Theme Statement

The Quest for Legitimacy:
Actors, Audiences and Aspirations

Conference Co-Chairs:
Amaney A. Jamal, Princeton University
Susan Hyde, University of California, Berkeley

The concept of legitimacy is fundamental to many classic debates in political science. At the same time, legitimacy is core to numerous contemporary political issues. Across the world and our discipline questions about political legitimacy ensue. Salient debates—whether about representation, equality, voice, accountability, institutionalization, protest, revolutions, international norms, disputes, war—can all contain questions of legitimacy at their core. Moments of social and political change often center on contestation about what is considered legitimate, including some of the more prominent movements in the last several years, such as the Black Lives Matter movement, Arab Spring protests, the global refugee crises, increasing nationalism and xenophobia in established democracies, debates about universal health care and other social policies, environmental regulations, the rights of minority groups, and the apparent widespread increases in inequality. Legitimacy is also closely tied to numerous core concepts, including the creation of order, the exercise of power, and the nature and role of political authority. Yet the concept of legitimacy is contested, and within political science there is wide variation in what scholars mean when they reference the term.

This year’s conference theme is The Quest for Legitimacy. We encourage submissions that tackle questions of legitimacy with special attention to the following sub-themes. What is legitimacy? Who bestows legitimacy? What are the processes underlying the legitimation of actors, institutions, aspirations, and political goals? Are there multiple forms of legitimacy? And do they vary according to the international, domestic, societal and private spheres? What is considered legitimate? How is it defined? Operationalized? Even measured? Is it based on a universal set of understandings? Moral commitments? Or simply the outcomes of power struggles? What role do political scientists play in the legitimation process? What is legitimate to study or not study? And what makes a set of political phenomena more legitimate than others?

We encourage participants in APSA 2017 to reflect on what legitimacy means in their areas of research, and to consider proposing a theme panel on a relevant question. The conference theme pertains to both the determinants of legitimacy and the consequences of legitimacy (or a lack thereof). It also includes those who are viewed as legitimate or potentially legitimate actors and those audiences who may have the power to confer or revoke legitimacy. As legitimacy is a topic that crosses many traditional divides in Political Science, theme panels that consider a relevant question from the perspectives of multiple subfields are particularly welcome.

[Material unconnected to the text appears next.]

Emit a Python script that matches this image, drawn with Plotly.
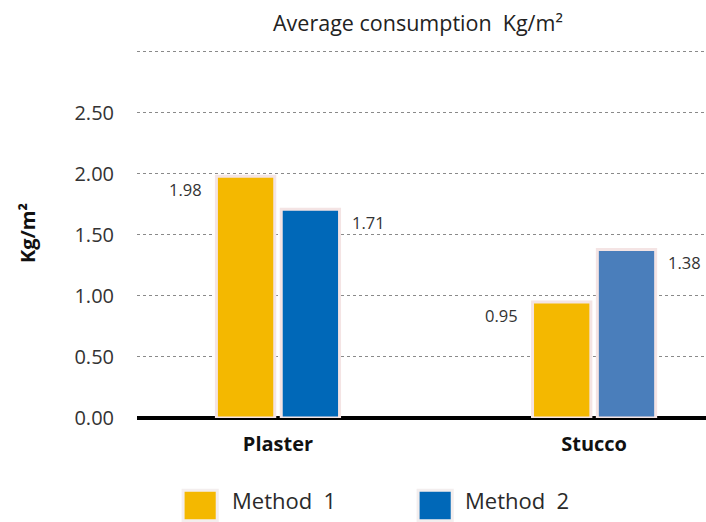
import plotly.graph_objects as go

categories = ["Plaster", "Stucco"]
method1 = [1.98, 0.95]
method2 = [1.71, 1.38]
series_names = ["Method  1", "Method  2"]
tick_vals = [0, 0.5, 1.0, 1.5, 2.0, 2.5, 3.0]
tick_text = ["0.00", "0.50", "1.00", "1.50", "2.00", "2.50", ""]

GOLD = "#F4B800"
BLUE = "#0068B8"
BLUE2 = "#4A7EBB"
FONT = "Open Sans"
TXT = "#333333"

fig = go.Figure()
fig.add_trace(go.Bar(
    x=categories, y=method1, name=series_names[0],
    marker=dict(color=GOLD, line=dict(color="#f4e4e4", width=3)),
    showlegend=False,
))
fig.add_trace(go.Bar(
    x=categories, y=method2, name=series_names[1],
    marker=dict(color=[BLUE, BLUE2], line=dict(color="#f4e4e4", width=3)),
    showlegend=False,
))

annotations = []
for i, cat in enumerate(categories):
    annotations.append(dict(
        x=cat, y=method1[i], xref="x", yref="y", text=f"{method1[i]:.2f}",
        showarrow=False, xanchor="right", yanchor="top", xshift=-74, yshift=0,
        font=dict(family=FONT, size=16.5, color=TXT)))
    annotations.append(dict(
        x=cat, y=method2[i], xref="x", yref="y", text=f"{method2[i]:.2f}",
        showarrow=False, xanchor="left", yanchor="top", xshift=72, yshift=0,
        font=dict(family=FONT, size=16.5, color=TXT)))

# title
annotations.append(dict(
    x=0.494, y=1.0676, xref="paper", yref="paper",
    text="Average consumption  Kg/m²", showarrow=False,
    xanchor="center", yanchor="middle",
    font=dict(family=FONT, size=21.5, color="#222222")))

# manual legend (large square swatches)
shapes = []
legend_colors = [GOLD, BLUE]
sw_x = [0.081, 0.494]
txt_x = [0.163, 0.573]
for k in range(2):
    shapes.append(dict(
        type="rect", xref="paper", yref="paper",
        x0=sw_x[k], x1=sw_x[k] + 0.06, y0=-0.278, y1=-0.195,
        fillcolor=legend_colors[k], line=dict(color="#f3eeee", width=3)))
    annotations.append(dict(
        x=txt_x[k], y=-0.222, xref="paper", yref="paper",
        text=series_names[k], showarrow=False, xanchor="left", yanchor="middle",
        font=dict(family=FONT, size=22, color="#2a2a2a")))

fig.update_layout(
    width=706, height=522,
    margin=dict(l=137, r=0, t=48, b=104),
    paper_bgcolor="white", plot_bgcolor="white",
    barmode="group", bargap=0.59, bargroupgap=0.1,
    annotations=annotations, shapes=shapes,
    showlegend=False,
    font=dict(family=FONT, color=TXT),
)

fig.update_xaxes(
    range=[-0.446, 1.354], showgrid=False, showline=False, zeroline=False,
    ticks="", ticklabelstandoff=12,
    tickfont=dict(family=FONT, size=20, color="#111111", weight="bold"),
)
fig.update_yaxes(
    range=[0, 3.03], tickvals=tick_vals, ticktext=tick_text,
    showgrid=True, gridcolor="#8a8a8a", griddash="dot", gridwidth=1,
    zeroline=True, zerolinecolor="black", zerolinewidth=4,
    showline=False, ticks="", ticklabelstandoff=22,
    tickfont=dict(family=FONT, size=20, color=TXT),
    title=dict(text="Kg/m²", standoff=33,
               font=dict(family=FONT, size=20, color="#111111", weight="bold")),
)

fig.write_html(
    "out.html",
    config={"displayModeBar": False},
    post_script="document.body.style.margin='0';document.body.style.overflow='hidden';",
)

Legitimacy is interesting and challenging in part because it is an inherently social phenomenon, constituted both by claims to this special status and the recognition bestowed by others. Presentations that connect legitimacy to aspirations of social and political change and processes are also encouraged. The link between scholarship on legitimacy and its practical relevance becomes most apparent, in our view, when we discuss moments in which legitimacy is created, diminished, or contested. For activists seeking social change, embattled leaders facing a political uprising, or fledgling institutions, understanding changes in legitimacy may be both essential and especially difficult. We hope that by directing attention to this important topic at the 2017 annual meeting, scholars will be encouraged to consider how the concept of legitimacy informs their own research, how other subfields may consider the topic differently, and how research can speak more powerfully to some of the more pressing questions of our time.